Each line that holds the word "seaborn" should be returned.

═════ Dataset content

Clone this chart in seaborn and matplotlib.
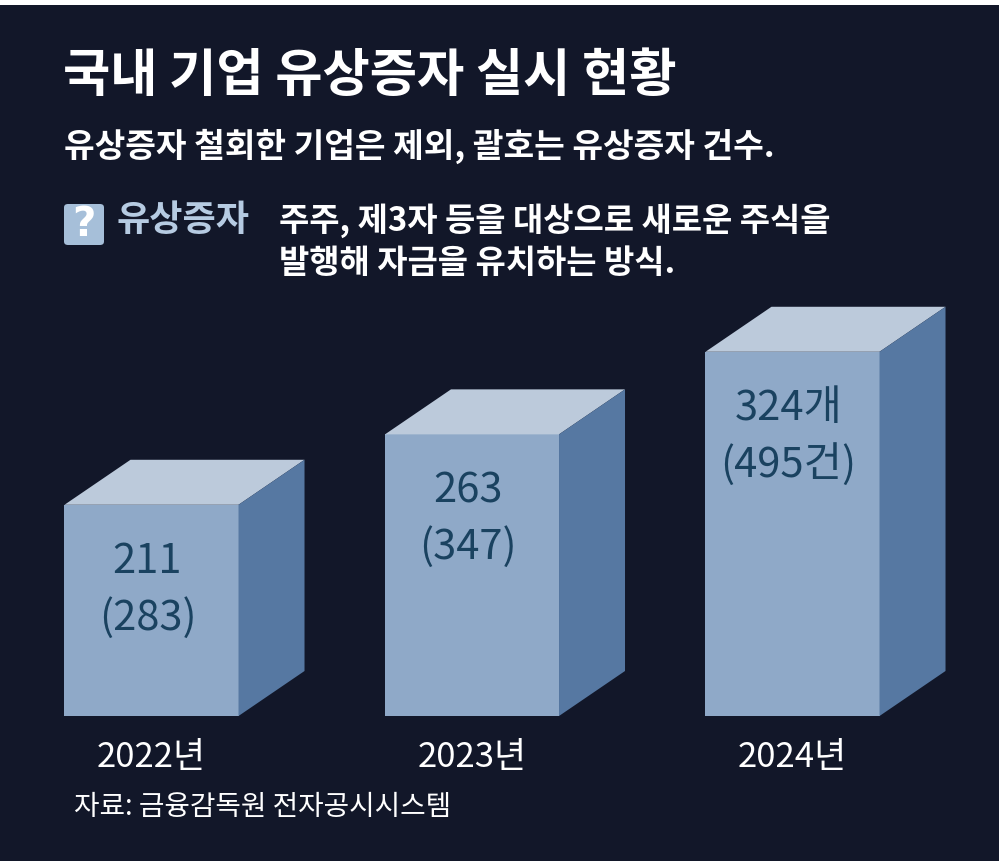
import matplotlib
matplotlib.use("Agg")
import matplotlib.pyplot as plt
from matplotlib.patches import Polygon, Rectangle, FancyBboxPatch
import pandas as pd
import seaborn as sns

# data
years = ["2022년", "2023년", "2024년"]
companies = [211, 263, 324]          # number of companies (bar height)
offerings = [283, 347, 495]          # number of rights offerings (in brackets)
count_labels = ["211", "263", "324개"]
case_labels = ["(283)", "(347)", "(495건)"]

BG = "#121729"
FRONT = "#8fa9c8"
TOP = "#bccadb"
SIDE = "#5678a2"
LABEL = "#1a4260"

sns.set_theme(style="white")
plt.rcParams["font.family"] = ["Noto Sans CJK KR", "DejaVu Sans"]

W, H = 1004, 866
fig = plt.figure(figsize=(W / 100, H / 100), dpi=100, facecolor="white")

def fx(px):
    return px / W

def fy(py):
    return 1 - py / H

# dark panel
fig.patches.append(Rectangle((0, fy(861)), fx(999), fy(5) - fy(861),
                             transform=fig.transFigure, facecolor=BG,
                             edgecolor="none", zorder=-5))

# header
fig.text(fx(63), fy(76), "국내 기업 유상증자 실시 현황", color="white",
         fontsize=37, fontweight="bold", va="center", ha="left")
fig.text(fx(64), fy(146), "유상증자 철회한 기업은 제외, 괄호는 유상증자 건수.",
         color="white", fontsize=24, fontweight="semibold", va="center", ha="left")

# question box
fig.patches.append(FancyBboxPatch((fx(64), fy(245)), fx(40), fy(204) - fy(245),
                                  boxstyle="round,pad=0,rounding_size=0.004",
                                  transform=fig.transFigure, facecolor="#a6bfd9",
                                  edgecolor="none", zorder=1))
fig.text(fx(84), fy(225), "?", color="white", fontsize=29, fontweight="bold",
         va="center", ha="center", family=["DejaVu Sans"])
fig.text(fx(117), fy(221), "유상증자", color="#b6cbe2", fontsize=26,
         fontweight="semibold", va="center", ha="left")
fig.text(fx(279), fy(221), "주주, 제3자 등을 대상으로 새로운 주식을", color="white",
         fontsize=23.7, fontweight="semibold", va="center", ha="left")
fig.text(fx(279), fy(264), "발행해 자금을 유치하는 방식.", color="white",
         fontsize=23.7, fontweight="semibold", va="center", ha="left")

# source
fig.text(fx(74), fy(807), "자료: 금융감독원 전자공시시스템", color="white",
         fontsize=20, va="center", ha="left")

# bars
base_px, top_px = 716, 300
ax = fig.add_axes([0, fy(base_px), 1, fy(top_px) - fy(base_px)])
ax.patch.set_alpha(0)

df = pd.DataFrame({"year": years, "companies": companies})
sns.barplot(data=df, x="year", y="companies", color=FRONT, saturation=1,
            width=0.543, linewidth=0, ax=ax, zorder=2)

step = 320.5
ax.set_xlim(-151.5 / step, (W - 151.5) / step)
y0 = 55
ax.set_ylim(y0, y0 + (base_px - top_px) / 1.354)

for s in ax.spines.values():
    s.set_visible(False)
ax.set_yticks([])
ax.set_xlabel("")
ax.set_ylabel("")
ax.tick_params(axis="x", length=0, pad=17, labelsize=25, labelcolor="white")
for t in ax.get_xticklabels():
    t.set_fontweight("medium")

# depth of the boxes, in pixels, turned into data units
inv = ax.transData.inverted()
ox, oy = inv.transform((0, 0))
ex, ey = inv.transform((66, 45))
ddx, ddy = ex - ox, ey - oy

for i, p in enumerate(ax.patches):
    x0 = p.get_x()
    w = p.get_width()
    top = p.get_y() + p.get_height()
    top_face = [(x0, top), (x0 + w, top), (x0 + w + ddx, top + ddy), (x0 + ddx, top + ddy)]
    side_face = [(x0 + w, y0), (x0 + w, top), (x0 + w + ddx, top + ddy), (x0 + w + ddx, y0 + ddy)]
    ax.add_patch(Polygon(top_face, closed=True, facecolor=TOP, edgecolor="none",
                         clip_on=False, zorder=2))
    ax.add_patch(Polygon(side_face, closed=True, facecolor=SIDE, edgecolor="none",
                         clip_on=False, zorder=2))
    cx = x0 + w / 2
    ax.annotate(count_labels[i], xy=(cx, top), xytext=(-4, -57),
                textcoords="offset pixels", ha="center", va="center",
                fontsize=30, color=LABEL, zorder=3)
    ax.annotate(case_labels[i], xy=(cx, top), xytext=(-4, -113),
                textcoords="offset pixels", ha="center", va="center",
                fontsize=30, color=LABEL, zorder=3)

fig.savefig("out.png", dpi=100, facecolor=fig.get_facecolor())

══════════

* **Written reply**:
Clone this chart in seaborn and matplotlib.
import seaborn as sns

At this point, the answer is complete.